In the Visitation of the Sick, the allusion to Tobias and Sarah, the anointing, and the direction for private confessions, and reserving portions of the elements from the open Communion in the church for the sick person, were omitted. In the Burial Service the prayers for the dead, and the Office of the Holy Communion, were omitted.

The rubric concerning Vestments ordered that neither alb, vestment, nor cope should be used; a bishop should wear a rochet, a priest or deacon only a surplice.

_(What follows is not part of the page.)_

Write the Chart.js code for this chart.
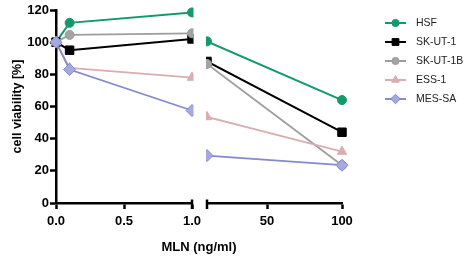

The great doctrinal alteration referred to the presence of Christ in the consecrated elements of the Eucharist. In the book of 1549, the Communion Service had been so constructed as to be consistent with the belief of a real, and perhaps of a substantial and corporal presence. But the alterations in 1552 were such as to authorize and foster the belief that the consecrated elements had no new virtues imparted to them, and that Christ was present in the Eucharist in no other manner than as He is ever present to the prayers of the faithful. The pale of Church-communion was thus enlarged for the more earnest reformers, but closed against the slightest leaning to mediæval doctrine. The opinions of the more zealous Protestant party were daily gaining ground; and they succeeded so far as to introduce a clause, involving still further condemnation of the views opposed by them, before the books were published. The Act of Uniformity was passed, April 6; but the revised book was not to come into use until the Feast of All Saints (Nov. 1). In September the issue was suspended, until certain faults were corrected: and almost at the last moment before the Book was to be used, a declaration was ordered to be added to the Communion Office, in

explanation of the rubric which requires communicants to kneel at receiving the consecrated elements,—'that it is not meant thereby, that any adoration is done, or ought to be done, either unto the sacramental bread or wine there bodily received, or to any real and essential presence there being of Christ's natural flesh and blood.'

This second Prayer-Book of Edward VI. can hardly be said to have been used: the death of the young king (July 6, 1553), and the accession of Mary put an end to the reformed Service. The Parliament rescinded its Act of Uniformity: and the Office books of the Use of Sarum were reprinted, in a great many editions. Those who held reformed opinions were obliged to flee out of the country: those who could not so escape were in danger of death in its most dreadful form. In this short reign, of little more than five years, two hundred and eighty-eight persons were burned alive, for the sake of religion: among these were the bishops Hooper, Farrar, Ridley and Latimer, and Archbishop Cranmer. The fugitives from persecution found refuge in Switzerland and at Frankfort. In that town the magistrates assigned a church for the use of the French Protestant Congregation and when a company of English exiles settled there, they were allowed to use the same church on alternate days in the week, and at différent times on the Sunday. This permission was, however, burdened with a stipulation that the English Service was to be brought somewhat into agreement with the French Order. Probably this was done, not only from the prevalent ignorance of toleration, but at the desire of somet among the English exiles themselves, who preferred the French, or Calvin's, form of Service to their own. An account of the disputes among the refugees was afterwards published under the title,—‘A Brief Discourse of the Troubles begun at Frankfort.' John Knox was invited

to act as their minister; Calvin was regarded as the leading spirit of the reformation; and a scurrilous description of the English Service-Book was sent to him, in order to call forth a formal expression of his disapproval of it. The 'Troubles begun at Frankfort' furnish a very painful story in themselves; and the more painful to a churchman, because it is only the first of a series of expressions of dislike to ritual observances, to primitive institutions, and Apostolic order, which unhappily mingle largely with the future history of the Book of Common Prayer.